* BEGIN Material *

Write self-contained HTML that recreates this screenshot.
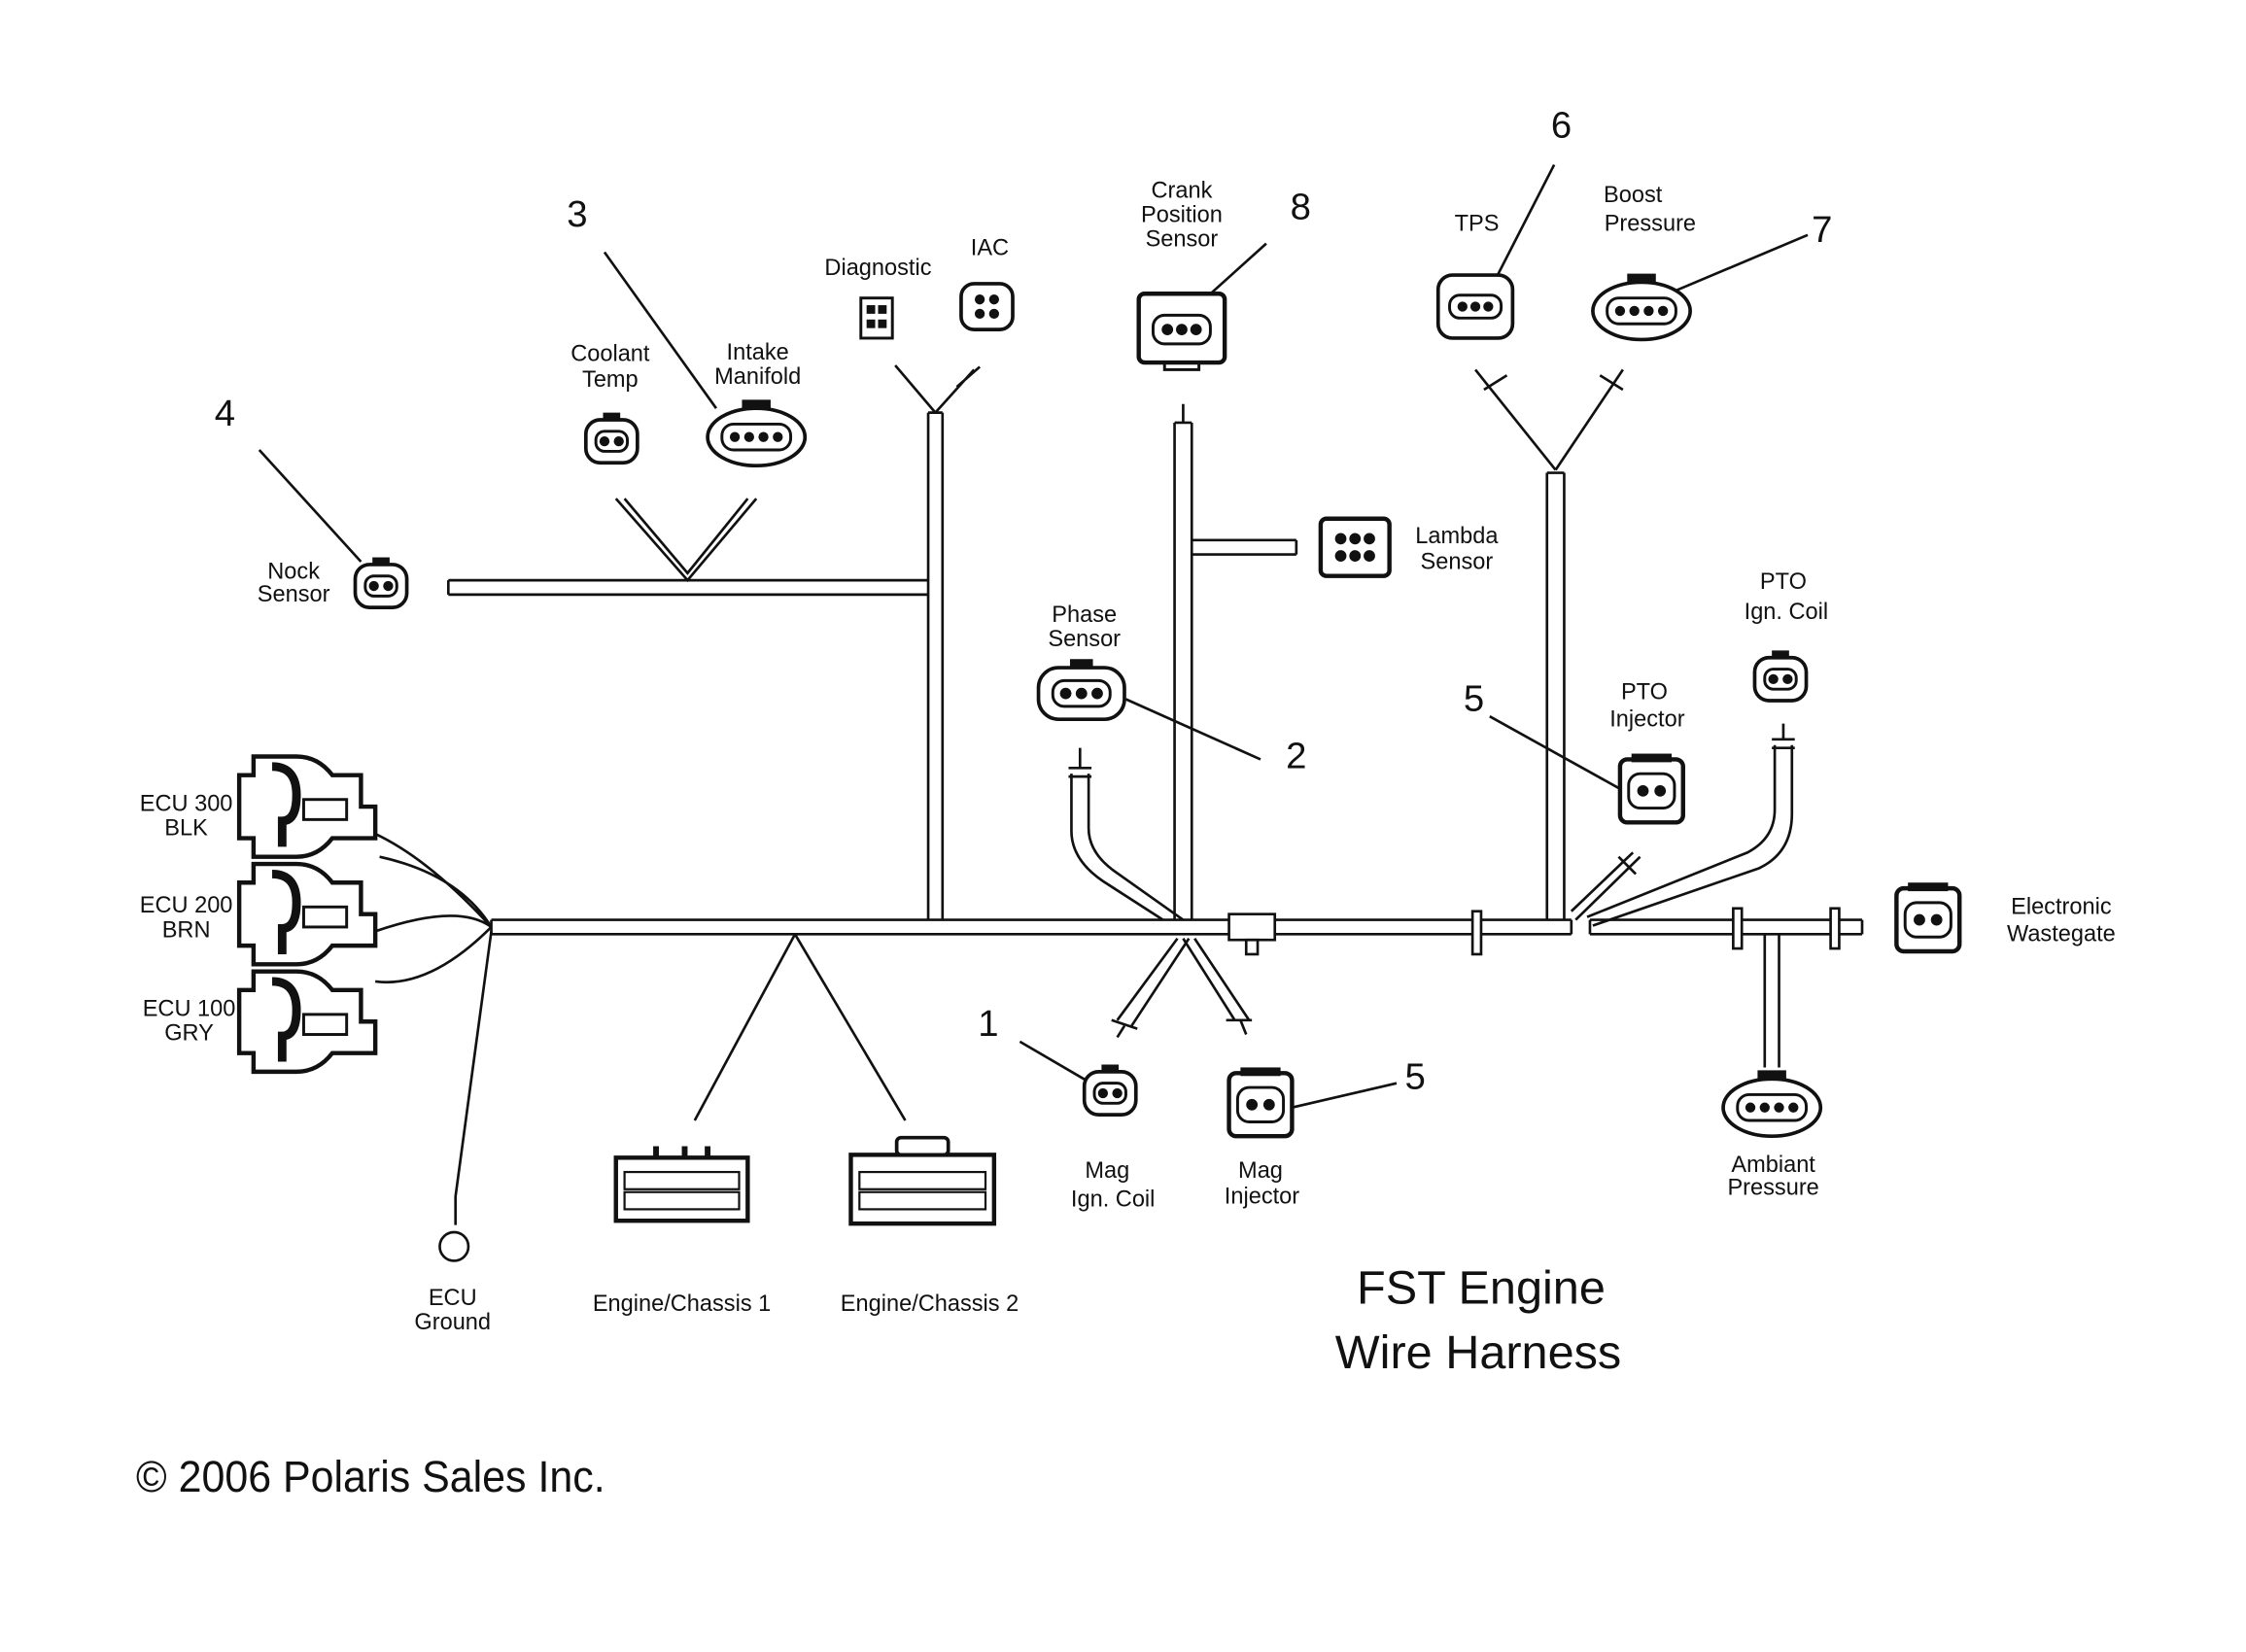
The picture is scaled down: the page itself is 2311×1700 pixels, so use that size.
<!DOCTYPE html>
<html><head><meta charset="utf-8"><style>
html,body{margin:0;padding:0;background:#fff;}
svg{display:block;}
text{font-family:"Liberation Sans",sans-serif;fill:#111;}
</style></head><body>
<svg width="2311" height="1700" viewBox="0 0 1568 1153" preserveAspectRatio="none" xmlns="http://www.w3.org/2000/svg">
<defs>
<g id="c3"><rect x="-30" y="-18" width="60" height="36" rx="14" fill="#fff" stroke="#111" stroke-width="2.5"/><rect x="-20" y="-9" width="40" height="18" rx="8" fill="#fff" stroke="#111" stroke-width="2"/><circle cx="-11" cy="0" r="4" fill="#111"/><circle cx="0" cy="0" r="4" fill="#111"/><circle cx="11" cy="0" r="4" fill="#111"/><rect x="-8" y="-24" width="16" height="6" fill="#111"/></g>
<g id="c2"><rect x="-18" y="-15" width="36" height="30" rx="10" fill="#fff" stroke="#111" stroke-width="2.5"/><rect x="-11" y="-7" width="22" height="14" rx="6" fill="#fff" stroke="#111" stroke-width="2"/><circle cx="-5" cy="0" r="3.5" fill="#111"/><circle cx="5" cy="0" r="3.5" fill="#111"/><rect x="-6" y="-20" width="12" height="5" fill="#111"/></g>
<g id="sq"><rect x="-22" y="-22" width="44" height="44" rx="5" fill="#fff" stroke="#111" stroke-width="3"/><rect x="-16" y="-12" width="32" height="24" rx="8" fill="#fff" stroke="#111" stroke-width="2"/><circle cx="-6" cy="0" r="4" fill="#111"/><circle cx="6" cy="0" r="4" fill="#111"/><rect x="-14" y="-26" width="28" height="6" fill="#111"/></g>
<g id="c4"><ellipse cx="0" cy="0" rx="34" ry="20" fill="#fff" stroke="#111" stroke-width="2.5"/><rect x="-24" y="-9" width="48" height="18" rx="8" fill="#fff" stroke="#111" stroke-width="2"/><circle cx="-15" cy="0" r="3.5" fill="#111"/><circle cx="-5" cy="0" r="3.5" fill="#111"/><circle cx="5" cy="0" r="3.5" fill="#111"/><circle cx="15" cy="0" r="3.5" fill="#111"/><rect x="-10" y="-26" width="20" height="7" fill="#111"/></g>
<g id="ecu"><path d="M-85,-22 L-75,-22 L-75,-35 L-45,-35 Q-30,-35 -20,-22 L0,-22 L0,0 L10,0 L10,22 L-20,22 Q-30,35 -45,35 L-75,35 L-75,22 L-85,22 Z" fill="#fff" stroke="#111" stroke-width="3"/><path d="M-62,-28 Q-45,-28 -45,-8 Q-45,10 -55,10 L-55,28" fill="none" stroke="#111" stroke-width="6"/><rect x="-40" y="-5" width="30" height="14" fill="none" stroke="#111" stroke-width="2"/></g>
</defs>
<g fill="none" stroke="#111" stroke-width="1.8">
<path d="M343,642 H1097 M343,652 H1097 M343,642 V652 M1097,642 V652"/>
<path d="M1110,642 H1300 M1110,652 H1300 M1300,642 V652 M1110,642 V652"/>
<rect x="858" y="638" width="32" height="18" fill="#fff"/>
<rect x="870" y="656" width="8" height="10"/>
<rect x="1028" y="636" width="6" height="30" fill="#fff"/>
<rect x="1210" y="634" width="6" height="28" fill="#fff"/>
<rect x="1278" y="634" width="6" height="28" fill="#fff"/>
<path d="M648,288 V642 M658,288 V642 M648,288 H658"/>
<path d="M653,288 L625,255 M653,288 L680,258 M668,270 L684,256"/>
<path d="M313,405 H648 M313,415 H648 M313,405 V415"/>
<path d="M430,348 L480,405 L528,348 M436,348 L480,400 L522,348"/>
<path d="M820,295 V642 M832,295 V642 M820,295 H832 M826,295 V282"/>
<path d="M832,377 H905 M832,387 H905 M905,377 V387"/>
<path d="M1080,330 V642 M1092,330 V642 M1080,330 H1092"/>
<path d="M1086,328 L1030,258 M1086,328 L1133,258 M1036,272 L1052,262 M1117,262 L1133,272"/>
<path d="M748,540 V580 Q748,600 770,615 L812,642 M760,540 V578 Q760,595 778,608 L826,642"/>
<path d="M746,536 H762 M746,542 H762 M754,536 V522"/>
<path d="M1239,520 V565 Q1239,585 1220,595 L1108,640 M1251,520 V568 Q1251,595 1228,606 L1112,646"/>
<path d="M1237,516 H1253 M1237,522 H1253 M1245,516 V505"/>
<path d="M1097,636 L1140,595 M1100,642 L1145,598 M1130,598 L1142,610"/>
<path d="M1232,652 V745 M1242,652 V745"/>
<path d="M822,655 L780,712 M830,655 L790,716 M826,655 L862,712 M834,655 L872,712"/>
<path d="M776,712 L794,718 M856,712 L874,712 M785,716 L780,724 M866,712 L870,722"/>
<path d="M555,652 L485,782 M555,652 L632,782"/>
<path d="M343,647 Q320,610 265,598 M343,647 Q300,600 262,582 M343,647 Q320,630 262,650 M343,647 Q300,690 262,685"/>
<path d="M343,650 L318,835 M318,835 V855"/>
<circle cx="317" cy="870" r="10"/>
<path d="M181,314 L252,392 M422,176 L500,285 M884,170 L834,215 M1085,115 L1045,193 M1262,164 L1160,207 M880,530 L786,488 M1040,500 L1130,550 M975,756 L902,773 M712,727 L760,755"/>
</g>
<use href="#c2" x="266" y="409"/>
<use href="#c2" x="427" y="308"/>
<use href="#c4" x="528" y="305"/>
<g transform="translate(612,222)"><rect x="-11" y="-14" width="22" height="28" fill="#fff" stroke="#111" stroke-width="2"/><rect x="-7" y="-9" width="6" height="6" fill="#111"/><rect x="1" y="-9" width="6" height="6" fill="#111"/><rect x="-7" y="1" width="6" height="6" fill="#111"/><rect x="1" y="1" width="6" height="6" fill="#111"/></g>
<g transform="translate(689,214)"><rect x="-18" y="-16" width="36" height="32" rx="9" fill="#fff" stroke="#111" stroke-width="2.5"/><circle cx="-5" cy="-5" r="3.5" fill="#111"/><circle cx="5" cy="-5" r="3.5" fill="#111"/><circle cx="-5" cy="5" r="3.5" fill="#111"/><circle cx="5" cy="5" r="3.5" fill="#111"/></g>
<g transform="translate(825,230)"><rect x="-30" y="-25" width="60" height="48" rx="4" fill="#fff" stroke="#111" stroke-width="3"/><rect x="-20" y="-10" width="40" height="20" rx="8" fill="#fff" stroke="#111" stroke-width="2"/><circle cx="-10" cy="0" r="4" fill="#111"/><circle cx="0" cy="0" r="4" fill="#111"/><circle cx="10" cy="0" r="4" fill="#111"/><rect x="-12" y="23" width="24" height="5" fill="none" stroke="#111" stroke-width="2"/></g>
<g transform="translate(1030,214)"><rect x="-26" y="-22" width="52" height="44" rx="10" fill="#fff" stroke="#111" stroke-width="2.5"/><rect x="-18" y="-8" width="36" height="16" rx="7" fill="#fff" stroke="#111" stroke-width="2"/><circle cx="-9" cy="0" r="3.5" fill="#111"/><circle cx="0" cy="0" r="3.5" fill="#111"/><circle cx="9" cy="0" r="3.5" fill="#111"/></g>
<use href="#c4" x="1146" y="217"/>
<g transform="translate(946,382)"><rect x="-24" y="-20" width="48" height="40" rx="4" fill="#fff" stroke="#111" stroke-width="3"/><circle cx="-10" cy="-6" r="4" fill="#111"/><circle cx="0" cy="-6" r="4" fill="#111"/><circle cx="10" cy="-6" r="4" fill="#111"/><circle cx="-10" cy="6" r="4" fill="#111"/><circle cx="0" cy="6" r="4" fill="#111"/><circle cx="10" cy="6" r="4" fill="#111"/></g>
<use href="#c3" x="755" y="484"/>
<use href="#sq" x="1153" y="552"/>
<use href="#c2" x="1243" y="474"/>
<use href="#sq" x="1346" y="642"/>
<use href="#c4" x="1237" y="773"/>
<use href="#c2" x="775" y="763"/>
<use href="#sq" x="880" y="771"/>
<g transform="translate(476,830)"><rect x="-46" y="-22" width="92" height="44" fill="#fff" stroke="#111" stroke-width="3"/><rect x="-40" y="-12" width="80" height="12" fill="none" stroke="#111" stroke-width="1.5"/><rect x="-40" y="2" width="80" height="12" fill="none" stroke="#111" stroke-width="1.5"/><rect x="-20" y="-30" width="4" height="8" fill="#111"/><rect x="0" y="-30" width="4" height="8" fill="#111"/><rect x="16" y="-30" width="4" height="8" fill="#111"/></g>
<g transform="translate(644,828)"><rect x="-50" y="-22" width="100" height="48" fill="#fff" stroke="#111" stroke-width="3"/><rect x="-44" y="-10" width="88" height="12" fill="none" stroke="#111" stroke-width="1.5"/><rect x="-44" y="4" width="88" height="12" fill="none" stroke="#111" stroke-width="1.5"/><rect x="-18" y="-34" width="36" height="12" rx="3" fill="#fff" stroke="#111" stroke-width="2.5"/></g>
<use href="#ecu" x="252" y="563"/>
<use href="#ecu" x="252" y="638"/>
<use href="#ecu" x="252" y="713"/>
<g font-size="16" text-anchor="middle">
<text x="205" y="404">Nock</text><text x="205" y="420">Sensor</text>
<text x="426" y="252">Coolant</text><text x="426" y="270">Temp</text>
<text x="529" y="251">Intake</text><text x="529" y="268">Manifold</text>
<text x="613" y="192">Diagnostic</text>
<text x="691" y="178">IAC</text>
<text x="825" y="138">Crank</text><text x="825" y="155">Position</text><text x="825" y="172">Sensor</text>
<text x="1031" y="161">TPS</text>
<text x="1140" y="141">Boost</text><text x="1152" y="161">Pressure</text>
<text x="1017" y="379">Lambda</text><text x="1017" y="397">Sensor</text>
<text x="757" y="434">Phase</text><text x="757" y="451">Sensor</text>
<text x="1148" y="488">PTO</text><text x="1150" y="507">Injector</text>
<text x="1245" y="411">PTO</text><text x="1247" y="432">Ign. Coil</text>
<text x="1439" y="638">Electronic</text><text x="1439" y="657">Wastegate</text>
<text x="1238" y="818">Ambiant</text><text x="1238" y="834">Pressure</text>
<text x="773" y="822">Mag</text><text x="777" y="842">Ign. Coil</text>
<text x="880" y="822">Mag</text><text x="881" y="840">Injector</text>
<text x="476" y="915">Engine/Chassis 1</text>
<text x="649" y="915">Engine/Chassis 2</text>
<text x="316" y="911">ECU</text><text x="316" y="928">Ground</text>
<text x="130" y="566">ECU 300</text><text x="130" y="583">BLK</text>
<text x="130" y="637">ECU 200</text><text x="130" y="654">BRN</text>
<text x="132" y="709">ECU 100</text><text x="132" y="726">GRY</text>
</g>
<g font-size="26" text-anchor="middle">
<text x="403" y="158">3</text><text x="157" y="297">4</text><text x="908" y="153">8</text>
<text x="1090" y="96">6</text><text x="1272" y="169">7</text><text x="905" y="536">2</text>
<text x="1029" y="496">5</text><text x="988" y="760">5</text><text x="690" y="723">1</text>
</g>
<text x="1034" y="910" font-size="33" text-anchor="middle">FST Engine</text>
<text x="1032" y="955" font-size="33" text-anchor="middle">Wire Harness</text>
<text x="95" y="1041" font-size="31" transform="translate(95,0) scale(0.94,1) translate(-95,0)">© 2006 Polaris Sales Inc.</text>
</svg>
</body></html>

* END Material *

Objective — Locate each line with the word "that" and copy it.

Exercise answer —
Write self-contained HTML that recreates this screenshot.
The picture is scaled down: the page itself is 2311×1700 pixels, so use that size.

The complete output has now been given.